His North Beach - which may or may not have ever existed - is populated by
doomed beauties, corrupt cops, scheming landlords, heroes thwarted by
their own frailties - all presided over by a chorus of old Italians
holding forth at the fictional Caffe Serafina.
"I like things that are dying or disappearing. It's a dark nostalgia for a
North Beach that, at this point, exists mostly in my imagination," said
Stansberry, the Edgar-winning writer from Marin who's chronicled the more
sinister aspects of San Francisco's historic Italian neighborhood in his
highly acclaimed four-part noir series.
The final installment, "Naked Moon" (St. Martin's; 304 pages; $24.99)

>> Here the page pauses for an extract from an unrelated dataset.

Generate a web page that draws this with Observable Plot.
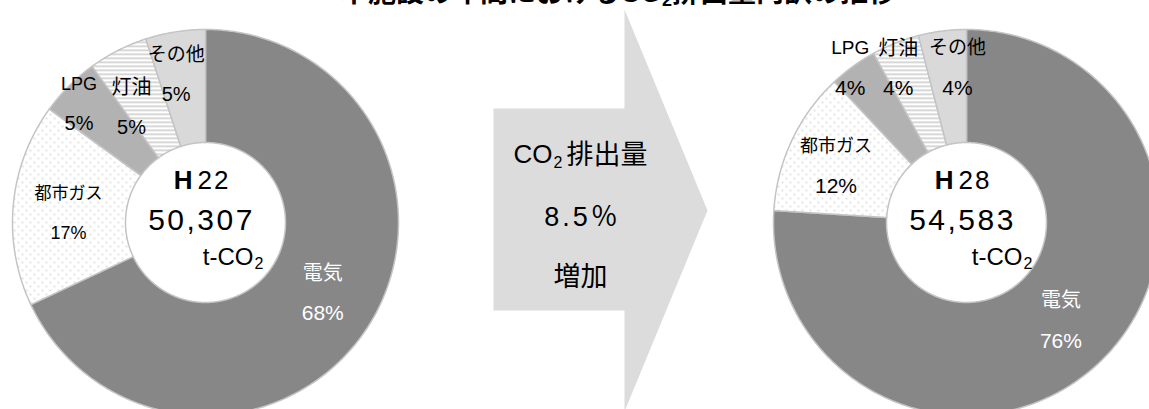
<!DOCTYPE html>
<html><head><meta charset="utf-8">
<script src="https://cdn.jsdelivr.net/npm/d3@7"></script>
<script src="https://cdn.jsdelivr.net/npm/@observablehq/plot@0.6"></script>
<style>
html,body{margin:0;padding:0;background:#fff;overflow:hidden;}
#wrap{position:relative;width:1149px;height:409px;}
#title{position:absolute;top:-21px;left:340px;white-space:nowrap;font:bold 28px/28px "Liberation Sans","Noto Sans CJK JP",sans-serif;color:#000;z-index:2;}
#title sub{font-size:18px;vertical-align:-4px;line-height:0;}
</style></head><body>
<div id="wrap"><div id="title">本施設の年間における<span>CO<sub>2</sub></span>排出量内訳の推移</div><div id="chart"></div></div>
<script>
// ---- data ----
const categories = ["電気", "都市ガス", "LPG", "灯油", "その他"];
const years = ["H22", "H28"];
const totals = ["50,307", "54,583"];
const sharesH22 = [68, 17, 5, 5, 5];
const sharesH28 = [76, 12, 4, 4, 4];
const unitText = ["t-CO", "2"];
const changeTexts = ["CO", "2", "排出量", "8.5％", "増加"];

// ---- layout / style ----
const W = 1149, H = 409;
const centers = {H22: [205, 222], H28: [966, 222]};
const unitDx = {H22: 48, H28: 56};
const R_IN = 80, R_OUT = 193;
const fills = ["#878787", "url(#dots)", "#b2b2b2", "url(#stripes)", "#d9d9d9"];
const nudges = {
  H22: [[2, -2], [-1, 4], [-30, -22], [-12, 7], [-8, -13]],
  H28: [[1, -1], [-7, 2], [-36, -44], [-18, -27], [8, -19]]
};
const nameSizes = {H22: [20, 17, 18, 20, 19], H28: [20, 18, 19, 20, 19]};
const pctSizes = {H22: [21, 18, 20, 20, 20], H28: [21, 21, 21, 21, 21]};
const arrowShape = [[493,108],[624,108],[624,9],[707,210],[624,411],[624,310],[493,310],[493,108]].map(([x,y])=>({x,y}));
const arrowTextPos = [
  {x: 552, y: 162, anchor: "end", size: 26},
  {x: 553, y: 167, anchor: "start", size: 16},
  {x: 566, y: 163, anchor: "start", size: 27},
  {x: 582, y: 225, anchor: "middle", size: 27},
  {x: 580, y: 285, anchor: "middle", size: 27}
];

// ---- geometry from data ----
const rings = [];
const labels = [];
years.forEach((yr, k) => {
  const shares = k ? sharesH28 : sharesH22;
  const total = d3.sum(shares);
  const [cx, cy] = centers[yr];
  let cum = 0;
  shares.forEach((v, i) => {
    const a0 = cum / total * 2 * Math.PI, a1 = (cum + v) / total * 2 * Math.PI;
    cum += v;
    const n = Math.max(2, Math.ceil((a1 - a0) / (Math.PI / 360)));
    const id = yr + "-" + i;
    const pts = [];
    for (let j = 0; j <= n; j++) { const a = a0 + (a1 - a0) * j / n; pts.push([cx + R_OUT * Math.sin(a), cy - R_OUT * Math.cos(a)]); }
    for (let j = n; j >= 0; j--) { const a = a0 + (a1 - a0) * j / n; pts.push([cx + R_IN * Math.sin(a), cy - R_IN * Math.cos(a)]); }
    pts.push(pts[0]);
    pts.forEach(p => rings.push({id, x: p[0], y: p[1], fill: fills[i]}));
    const am = (a0 + a1) / 2, rm = (R_IN + R_OUT) / 2;
    const [dx, dy] = nudges[yr][i];
    labels.push({
      cat: categories[i], pct: v + "%",
      x: cx + rm * Math.sin(am) + dx, y: cy - rm * Math.cos(am) + dy,
      color: i === 0 ? "#ffffff" : "#000000",
      nameSize: nameSizes[yr][i], pctSize: pctSizes[yr][i]
    });
  });
});
const centerData = years.map((yr, k) => ({yr, num: totals[k], x: centers[yr][0], y: centers[yr][1], ux: centers[yr][0] + unitDx[yr]}));
const arrowTexts = changeTexts.map((t, i) => ({t, ...arrowTextPos[i]}));
const arrowMark = anchor => Plot.text(arrowTexts.filter(d => d.anchor === anchor), {
  x: "x", y: "y", text: "t", textAnchor: anchor, lineAnchor: "bottom",
  fontSize: d => d.size, fill: "#000", ariaDescription: "arrow-" + anchor
});

const font = "'Liberation Sans','Noto Sans CJK JP',sans-serif";
const chart = Plot.plot({
  width: W, height: H, margin: 0,
  x: {domain: [0, W], range: [0, W], axis: null},
  y: {domain: [0, H], range: [0, H], axis: null},
  color: {type: "identity"},
  style: {fontFamily: font, background: "#fff", overflow: "hidden"},
  marks: [
    Plot.line(arrowShape, {x: "x", y: "y", fill: "#dcdcdc", stroke: "none"}),
    Plot.line(rings, {x: "x", y: "y", z: "id", fill: d => d.fill, stroke: "#c4c4c4", strokeWidth: 1.5, strokeLinejoin: "round"}),
    Plot.text(labels, {x: "x", y: "y", dy: -20, text: "cat", fill: d => d.color, fontSize: d => d.nameSize}),
    Plot.text(labels, {x: "x", y: "y", dy: 20, text: "pct", fill: d => d.color, fontSize: d => d.pctSize}),
    Plot.text(centerData, {x: "x", y: "y", text: d => d.yr[0], dx: -13, dy: -34, textAnchor: "end", lineAnchor: "bottom", fontSize: 26, fontWeight: "bold", fill: "#000"}),
    Plot.text(centerData, {x: "x", y: "y", text: d => d.yr.slice(1), dx: -8, dy: -34, textAnchor: "start", lineAnchor: "bottom", fontSize: 26, fill: "#000", ariaDescription: "sp2"}),
    Plot.text(centerData, {x: "x", y: "y", text: "num", dx: -4, dy: 7, lineAnchor: "bottom", fontSize: 30, fill: "#000", ariaDescription: "sp3"}),
    Plot.text(centerData, {x: "ux", y: "y", text: () => unitText[0], dy: 42, textAnchor: "end", lineAnchor: "bottom", fontSize: 24, fill: "#000"}),
    Plot.text(centerData, {x: "ux", y: "y", text: () => unitText[1], dx: 1, dy: 46, textAnchor: "start", lineAnchor: "bottom", fontSize: 16, fill: "#000"}),
    arrowMark("end"),
    arrowMark("start"),
    arrowMark("middle")
  ]
});

const svg = d3.select(chart);
const defs = svg.insert("defs", ":first-child");
const dots = defs.append("pattern").attr("id", "dots").attr("patternUnits", "userSpaceOnUse").attr("width", 8).attr("height", 8);
dots.append("rect").attr("width", 8).attr("height", 8).attr("fill", "#fff");
dots.append("circle").attr("cx", 2).attr("cy", 2).attr("r", 0.9).attr("fill", "#d6d6d6");
dots.append("circle").attr("cx", 6).attr("cy", 6).attr("r", 0.9).attr("fill", "#d6d6d6");
const stripes = defs.append("pattern").attr("id", "stripes").attr("patternUnits", "userSpaceOnUse").attr("width", 8).attr("height", 4);
stripes.append("rect").attr("width", 8).attr("height", 4).attr("fill", "#fff");
stripes.append("rect").attr("y", 1).attr("width", 8).attr("height", 1.5).attr("fill", "#cacaca");
svg.selectAll('g[aria-description="sp2"] text').attr("letter-spacing", 2);
svg.selectAll('g[aria-description="sp3"] text').attr("letter-spacing", 2.5);
svg.selectAll('g[aria-description="arrow-middle"] text').filter((d, i, n) => n[i].textContent.includes("8.5")).attr("letter-spacing", 3);
document.getElementById("chart").appendChild(chart);
</script>
</body></html>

landed in bookstores in March. Like his previous novels, it's garnered
rave reviews.
"We've said it all along: whereas others play at noir, Stansberry delivers
the real thing," a critic wrote in a Booklist starred review. "As always,
Stansberry combines his unrelenting noir worldview with remarkably lyrical
prose. You want a similar title? Try Mozart's Requiem."
The other books in the series - "Chasing the Dragon" (2004), "The Big
Boom" (2006) and "The Ancient Rain" (2008), all published by St. Martin's
- have been finalists for the Edgar, Shamus and Hammett awards,
culminating in what the New York Times called "a habit-forming series."